Brighton Fringe 2014
Roger, an elderly man sits alone in his flat, slowly fading away. There’s nothing to keep him here and he’s ready to go, but old soldiers never die and he wants help. This is a sensitive piece of theatre with remarkable puppetry at its heart.
A youth named Billy visits Rog as part of a social care programme at his college. Rog is an 87 year old man struggling with emphysema, stuck in his nicotine stained flat, rarely moving from his chair, with his NHS walking stick lying by his side. Aside from the brief visits from his carer, Billy is no doubt the only person Rog comes into direct contact with and he consoles himself in a never-ending chain of cigarettes.
These visits are challenging for the young man. It is clearly distressing to witness Rog struggling through coughing fits, desperately clamping an oxygen mask to his face to find a release. But while Rog is bluff and confrontational in his conversation, he is also something of a philosopher and introduces Billy to a world of ideas. Billy is surprised to find himself developing an attachment to the old man and continues to visit long after his placement is over. And things roll on, until Rog asks, ‘Could you kill someone Billy?’ The inference is clear and the tension mounts.

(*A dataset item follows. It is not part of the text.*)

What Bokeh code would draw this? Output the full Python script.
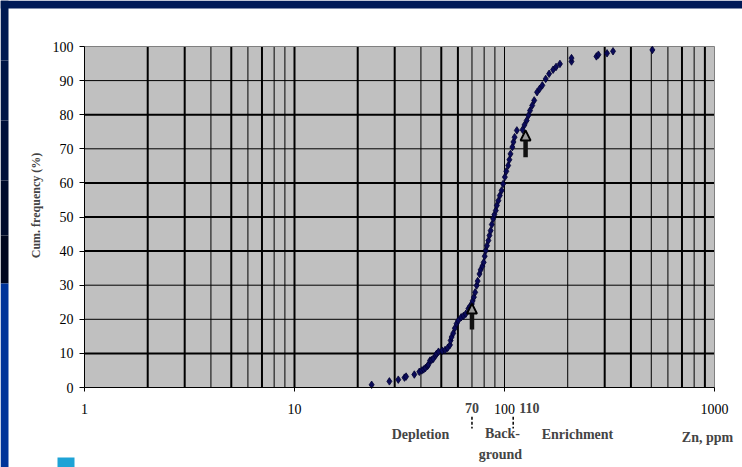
import math
from bokeh.plotting import figure
from bokeh.models import (FixedTicker, Label, BoxAnnotation, Arrow,
                          NormalHead, BasicTickFormatter, Range1d)
from bokeh.embed import file_html
from bokeh.resources import INLINE

# Zn concentration (ppm) and cumulative frequency (%) of the samples
zn_ppm = [23.3, 28.3, 31.2, 33.4, 34.0, 37.2, 39.3, 40.4, 41.2, 42.0, 43.0,
          43.4, 44.2, 45.0, 45.8, 47.0, 47.5, 48.5, 50.5, 52.1, 53.6, 55.0,
          55.4, 56.0, 57.0, 58.0, 59.1, 60.2, 62.2, 63.8, 65.4, 67.3, 68.5,
          69.9, 70.5, 71.5, 72.5, 73.7, 74.5, 76.0, 77.0, 78.5, 79.6, 80.5,
          81.5, 82.5, 83.8, 84.8, 85.9, 87.0, 88.3, 89.5, 90.9, 92.0, 93.5,
          95.0, 96.9, 98.5, 100.4, 102.0, 104.1, 105.5, 106.8, 109.0, 110.3,
          111.7, 114.5, 121.9, 124.5, 127.5, 130.0, 132.3, 135.5, 138.5,
          142.9, 147.0, 151.4, 157.1, 163.1, 170.4, 176.0, 183.6, 208.5,
          208.5, 274.0, 280.0, 307.8, 328.7, 506.0]
cum_freq = [0.8, 1.8, 2.3, 2.9, 3.2, 3.8, 4.6, 5.0, 5.3, 5.7, 6.3,
            6.7, 7.9, 8.1, 8.4, 9.4, 9.9, 10.5, 10.8, 11.0, 11.6, 12.5,
            13.8, 14.8, 15.9, 17.4, 18.7, 19.6, 20.6, 21.0, 21.6, 23.1, 23.8,
            24.5, 25.4, 26.5, 27.9, 29.9, 31.2, 33.3, 34.5, 35.6, 36.7, 38.5,
            40.2, 41.6, 43.1, 44.6, 46.0, 47.8, 49.5, 50.7, 51.9, 53.4, 54.8,
            56.3, 57.8, 59.7, 61.7, 63.4, 65.1, 66.8, 68.5, 70.5, 72.0,
            73.4, 75.4, 75.6, 77.0, 78.3, 79.8, 81.2, 82.7, 84.2,
            86.6, 87.6, 88.6, 90.5, 92.0, 93.2, 94.0, 94.9, 95.6,
            96.6, 97.1, 97.6, 98.0, 98.6, 99.0]

x_ticks = [1, 10, 100, 1000]
y_ticks = [0, 10, 20, 30, 40, 50, 60, 70, 80, 90, 100]
x_grid_heavy = [2, 3, 5, 7, 10, 20, 30, 50, 60, 300, 400, 700, 900]
x_grid_light = [4, 6, 8, 9, 40, 70, 80, 90, 100, 200, 500, 600, 800]
y_grid_heavy = [10, 40, 50, 60, 80]
y_grid_light = [20, 30, 70, 90]

# class boundaries (ppm) and the arrows pointing at the curve
thresholds = [70, 110]
threshold_labels = ["70", "110"]
arrow_x = [70, 126]
arrow_from = [17.0, 67.5]
arrow_to = [24.6, 75.4]

SERIF = "Liberation Serif"
NAVY = "#001a57"
W, H = 742, 467
# pixel box of the plotting area inside the page
PX_LEFT, PX_RIGHT, PX_TOP, PX_BOTTOM = 84, 714, 46, 387
X_MIN, X_MAX, Y_MIN, Y_MAX = 1, 1000, 0, 100

dec = (PX_RIGHT - PX_LEFT) / (math.log10(X_MAX) - math.log10(X_MIN))
ypp = (PX_BOTTOM - PX_TOP) / (Y_MAX - Y_MIN)
x_range = Range1d(10 ** (math.log10(X_MIN) - PX_LEFT / dec),
                  10 ** (math.log10(X_MAX) + (W - PX_RIGHT) / dec))
y_range = Range1d(Y_MIN - (H - PX_BOTTOM) / ypp, Y_MAX + PX_TOP / ypp)

p = figure(width=W, height=H, x_axis_type="log",
           x_range=x_range, y_range=y_range,
           output_backend="svg", toolbar_location=None,
           min_border=0, min_border_left=0, min_border_right=0,
           min_border_top=0, min_border_bottom=0,
           background_fill_color="white", border_fill_color="white",
           outline_line_color=None)
p.xgrid.visible = False
p.ygrid.visible = False

# plotting area and its grid
p.quad(left=X_MIN, right=X_MAX, bottom=Y_MIN, top=Y_MAX,
       fill_color="#c0c0c0", line_color=None)
p.segment(x0=x_grid_heavy, y0=Y_MIN, x1=x_grid_heavy, y1=Y_MAX,
          line_color="black", line_width=2)
p.segment(x0=x_grid_light, y0=Y_MIN, x1=x_grid_light, y1=Y_MAX,
          line_color="black", line_width=1)
p.segment(x0=X_MIN, y0=y_grid_heavy, x1=X_MAX, y1=y_grid_heavy,
          line_color="black", line_width=2)
p.segment(x0=X_MIN, y0=y_grid_light, x1=X_MAX, y1=y_grid_light,
          line_color="black", line_width=1)
p.segment(x0=[X_MIN, X_MAX], y0=[Y_MAX, Y_MIN], x1=[X_MAX, X_MAX],
          y1=[Y_MAX, Y_MAX], line_color="#808080", line_width=1)

# axes drawn along the plotting area's edges
p.xaxis.fixed_location = Y_MIN
p.yaxis.fixed_location = X_MIN
p.xaxis.bounds = (X_MIN, X_MAX)
p.yaxis.bounds = (Y_MIN, Y_MAX)
p.xaxis.ticker = FixedTicker(ticks=x_ticks, minor_ticks=[])
p.xaxis.formatter = BasicTickFormatter()
p.yaxis.ticker = FixedTicker(ticks=y_ticks, minor_ticks=[])
for ax in (p.xaxis, p.yaxis):
    ax.axis_line_color = "black"
    ax.major_tick_line_color = "black"
    ax.major_tick_in = 0
    ax.minor_tick_line_color = None
    ax.major_label_text_font = SERIF
    ax.major_label_text_font_size = "14px"
    ax.major_label_text_color = "black"
p.xaxis.major_tick_out = 4
p.xaxis.major_label_standoff = 12
p.yaxis.major_tick_out = 5
p.yaxis.major_label_standoff = 6

# samples
p.scatter(zn_ppm, cum_freq, marker="diamond", size=7.5,
          fill_color="#0a0a5a", line_color="#000030", line_width=0.8)

# arrows pointing at the breaks of the curve
for xv, y0, y1 in zip(arrow_x, arrow_from, arrow_to):
    p.add_layout(Arrow(end=NormalHead(size=10, fill_color="#9a9a9a",
                                      line_color="black", line_width=2),
                       x_start=xv, y_start=y0, x_end=xv, y_end=y1,
                       line_width=4.5, line_color="#111111"))

# dashed boundary marks under the axis with their values
p.segment(x0=thresholds, y0=-8.6, x1=thresholds, y1=-12.0,
          line_color="black", line_width=1.5, line_dash="3 2")
p.add_layout(Label(x=thresholds[0], y=407, y_units="canvas",
                   text=threshold_labels[0], text_font=SERIF,
                   text_font_size="14px", text_font_style="bold",
                   text_align="center", text_baseline="alphabetic"))
p.add_layout(Label(x=thresholds[1], y=407, y_units="canvas", x_offset=6,
                   text=threshold_labels[1], text_font=SERIF,
                   text_font_size="14px", text_font_style="bold",
                   text_align="left", text_baseline="alphabetic"))

# class names under the axis
bold = dict(text_font=SERIF, text_font_size="14px", text_font_style="bold",
            text_baseline="alphabetic", x_units="canvas", y_units="canvas")
p.add_layout(Label(x=420, y=434, text="Depletion", text_align="center", **bold))
p.add_layout(Label(x=502, y=433, text="Back-", text_align="center", **bold))
p.add_layout(Label(x=500, y=454, text="ground", text_align="center", **bold))
p.add_layout(Label(x=577, y=434, text="Enrichment", text_align="center", **bold))
p.add_layout(Label(x=707, y=437, text="Zn, ppm", text_align="center", **bold))
p.add_layout(Label(x=35, y=205, text="Cum. frequency (%)", angle=math.pi / 2,
                   text_font=SERIF, text_font_size="12px",
                   text_font_style="bold", text_align="center",
                   text_baseline="middle", x_units="canvas", y_units="canvas"))

# slide frame
def band(l, r, t, b, color):
    p.add_layout(BoxAnnotation(left=l, right=r, top=t, bottom=b,
                               left_units="canvas", right_units="canvas",
                               top_units="canvas", bottom_units="canvas",
                               fill_color=color, fill_alpha=1,
                               line_color=None, level="overlay"))

band(0, W, 0, 8, NAVY)
band(0, 8, 0, 60, "#001a52")
band(0, 8, 60, 120, "#001546")
band(0, 8, 120, 180, "#00103a")
band(0, 8, 180, 235, "#000b2c")
band(0, 8, 235, 283, "#00061e")
band(0, 8, 283, H, "#003399")
band(57, 74, 457, H, "#1ea3d6")

open("out.html", "w").write(file_html(p, INLINE))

Roger is a puppet. This is an interesting choice, as it underlines the semblance of a life that the character has at this point. His head has yellow, leathery features and his eyes are big, black pools, deep set in his face. There is limited opportunity for movement from puppeteers Nicholas Halliwell and Louisa Ashton. However, these limitations have become a blessing, as the performers have fine-tuned the puppet’s gestures, reducing the character to a series of repetitive movements with cigarettes and lighter and a twitching right thumb, to provide a subtle and stirring performance directed by Shelley Knowles-Dixon.
The show has high production values. Performances are well supported by an intricate sound design from Tom Oakes and beautiful musical accompaniment from Lawrence Illsely on electric guitar. Particularly haunting are the moments when Roger’s coughing echoes through the air along with the dilemma of the situation.

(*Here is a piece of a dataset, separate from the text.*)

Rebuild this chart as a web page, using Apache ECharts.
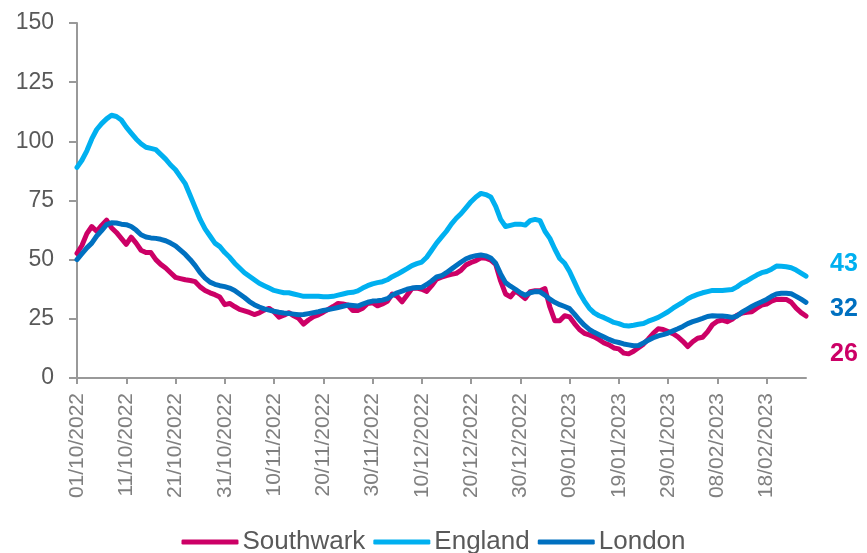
<!DOCTYPE html>
<html>
<head>
<meta charset="utf-8">
<title>Southwark, England, London</title>
<script src="https://cdn.jsdelivr.net/npm/echarts@6/dist/echarts.min.js"></script>
<style>
  html, body { margin: 0; padding: 0; background: #fff; }
  #main { width: 867px; height: 553px; }
</style>
</head>
<body>
<div id="main"></div>
<script>
// daily categories, 01/10/2022 .. 26/02/2023
var startDate = new Date(2022, 9, 1);
var dayCount = 149;
var categories = [];
for (var i = 0; i < dayCount; i++) {
  var d = new Date(startDate.getFullYear(), startDate.getMonth(), startDate.getDate() + i);
  var dd = ('0' + d.getDate()).slice(-2);
  var mm = ('0' + (d.getMonth() + 1)).slice(-2);
  categories.push(dd + '/' + mm + '/' + d.getFullYear());
}

var yTicks = [0, 25, 50, 75, 100, 125, 150];

var southwark = [
  52.7, 56, 61, 64, 62, 64.5, 66.7, 63.5, 61.5, 59,
  56.5, 59.5, 57, 54, 53, 53, 50, 48, 46.5, 44.5,
  42.5, 42, 41.5, 41.2, 40.7, 38.5, 37, 36, 35.2, 34.2,
  31, 31.5, 30.2, 29, 28.4, 27.7, 26.8, 27.5, 28.7, 29.4,
  28, 25.7, 26.5, 27.6, 26.3, 25.2, 22.8, 24.5, 25.9, 26.7,
  27.8, 29, 30.2, 31.5, 31.3, 30.8, 28.5, 28.5, 29.5, 31.5,
  31.8, 30.5, 31.3, 32.4, 35.5, 34.5, 32.2, 35, 37.8, 38,
  37.5, 36.6, 39, 41.8, 42.6, 43.3, 43.8, 44.2, 45.6, 47.8,
  48.8, 49.6, 50.8, 50.6, 49.8, 48, 41, 35.5, 34.3, 36.8,
  35.3, 33.6, 36.5, 36.9, 36.9, 37.8, 30, 24.2, 24.2, 26.3,
  25.8, 23, 20.5, 18.9, 18.2, 17.4, 16.2, 14.8, 14, 12.7,
  12.3, 10.5, 10.2, 11.3, 12.8, 14.3, 16.5, 18.9, 20.8, 20.5,
  19.6, 18.7, 17.4, 15.5, 13.3, 15.3, 16.8, 17.2, 19.5, 22.5,
  24, 24.5, 23.8, 24.8, 26.5, 27.4, 27.8, 28, 29.5, 30.8,
  31.2, 32.5, 33.2, 33.3, 33.2, 32, 29.5, 27.6, 26.2
];

var england = [
  89, 92, 96, 101, 105, 107.5, 109.5, 111, 110.5, 109,
  106, 103.5, 101, 99, 97.5, 97, 96.5, 94.5, 92.5, 90,
  88, 85, 82, 77, 72, 67, 63, 60, 57, 55.5,
  53, 51, 48.5, 46.5, 44.5, 43, 41.5, 40, 39, 38,
  37, 36.5, 36, 36, 35.5, 35, 34.5, 34.5, 34.5, 34.5,
  34.3, 34.3, 34.5, 35, 35.5, 36, 36.2, 36.8, 38, 39,
  39.8, 40.3, 40.7, 41.5, 42.8, 43.8, 45, 46.2, 47.5, 48.3,
  49, 51, 54, 57, 59.5, 62, 65, 67.5, 69.5, 72,
  74.5, 76.5, 78, 77.5, 76.5, 72.5, 67, 64, 64.5, 65,
  65, 64.6, 66.5, 67, 66.5, 62, 59, 54.5, 50.5, 48.5,
  45, 40.5, 36, 32.5, 29.5, 27.5, 26.3, 25.5, 24.5, 23.5,
  23, 22.2, 22, 22.3, 22.7, 23, 24, 24.8, 25.6, 26.8,
  28, 29.5, 30.8, 32, 33.5, 34.5, 35.3, 36, 36.5, 37,
  37, 37, 37.2, 37.4, 38.5, 40, 41, 42.3, 43.5, 44.5,
  45, 46, 47.3, 47.2, 47, 46.6, 45.6, 44.3, 43
];

var london = [
  50, 52.5, 55, 57, 60, 62.3, 64.8, 65.6, 65.5, 65,
  64.8, 64, 62.5, 60.5, 59.6, 59.2, 59, 58.6, 58, 57,
  55.8, 54, 52.2, 50, 47.5, 44.5, 42.2, 40.5, 39.6, 39,
  38.6, 38, 37, 35.5, 34, 32.3, 31, 30, 29.2, 28.7,
  28.2, 27.8, 27.5, 27.3, 27, 26.7, 26.8, 27.2, 27.6, 28,
  28.5, 28.9, 29.3, 29.8, 30.3, 30.8, 30.6, 30.4, 31.2, 32,
  32.5, 32.6, 32.9, 33.5, 35, 36, 36.7, 37.5, 38, 38.2,
  38.3, 39.5, 41, 42.7, 43.2, 44.5, 46, 47.5, 49, 50.4,
  51.2, 51.7, 52, 51.6, 50.7, 48.5, 44, 40.3, 38.8, 37.5,
  36, 35, 36, 36.5, 36.4, 35, 33.3, 32, 31, 30.2,
  29.3, 27, 24.5, 22.3, 20.5, 19.3, 18.3, 17.3, 16.3, 15.5,
  15, 14.4, 14, 13.6, 13.7, 14.8, 16, 17, 17.8, 18.3,
  19, 19.9, 20.8, 21.8, 23, 23.8, 24.5, 25.2, 26, 26.3,
  26.2, 26.2, 26, 25.6, 26.2, 27.8, 29, 30.2, 31.3, 32.2,
  33.2, 34.5, 35.5, 35.8, 35.8, 35.6, 34.5, 33.3, 32
];

var font = 'Liberation Sans, Arial, sans-serif';

function makeSeries(name, data, color, labelOffset) {
  return {
    name: name,
    type: 'line',
    data: data,
    symbol: 'none',
    smooth: false,
    lineStyle: { color: color, width: 5, join: 'round', cap: 'round' },
    itemStyle: { color: color },
    endLabel: {
      show: true,
      formatter: function (p) { return Math.round(p.value); },
      color: color,
      fontFamily: font,
      fontSize: 25,
      fontWeight: 'bold',
      distance: 24,
      offset: labelOffset
    }
  };
}

var chart = echarts.init(document.getElementById('main'), null, { renderer: 'canvas' });

chart.setOption({
  animation: false,
  grid: { left: 77, right: 61, top: 23, bottom: 175, containLabel: false },
  legend: {
    top: 524,
    left: 'center',
    itemWidth: 57,
    itemHeight: 5,
    itemGap: 8,
    icon: 'roundRect',
    textStyle: { color: '#595959', fontFamily: font, fontSize: 26, padding: [0, 0, 0, -1] },
    data: ['Southwark', 'England', 'London']
  },
  xAxis: {
    type: 'category',
    boundaryGap: false,
    data: categories,
    axisLine: { lineStyle: { color: '#999', width: 2 } },
    axisTick: { show: true, interval: 9, length: 6, lineStyle: { color: '#999', width: 2 } },
    axisLabel: {
      interval: 9,
      rotate: 90,
      margin: 15,
      color: '#808080',
      fontFamily: font,
      fontSize: 21
    },
    splitLine: { show: false }
  },
  yAxis: {
    type: 'value',
    min: yTicks[0],
    max: yTicks[yTicks.length - 1],
    interval: 25,
    axisLine: { show: true, lineStyle: { color: '#999', width: 2 } },
    axisTick: { show: true, length: 8, lineStyle: { color: '#999', width: 2 } },
    axisLabel: { margin: 23, color: '#595959', fontFamily: font, fontSize: 23 },
    splitLine: { show: false }
  },
  series: [
    makeSeries('Southwark', southwark, '#CC0066', [0, 38]),
    makeSeries('England', england, '#00B0F0', [0, -12]),
    makeSeries('London', london, '#0070C0', [0, 7])
  ]
});
</script>
</body>
</html>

Lawrence Illsley also wrote the play, in response to the death of his father from cancer and using the experience of his mother as a carer. The writing is heartfelt and considered, showing a touching relationship between a young and an old man. It tackles challenging issues, asking the audience to consider the idea of death and how we manage it in our society. These issues are definitely worth tackling. However, while we understand Billy’s conflict, explored with confidence by Graham Dron, Roger’s is much more opaque. He talks of morality but we have no sense of how he comes to place such a weight of responsibility on a young man’s shoulders, who he has only recently befriended. It just seems a little to easy for him and as such, I believe the play is too nuanced to be really powerful. That said, I did find myself wiping a tear from my eye and I would recommend it.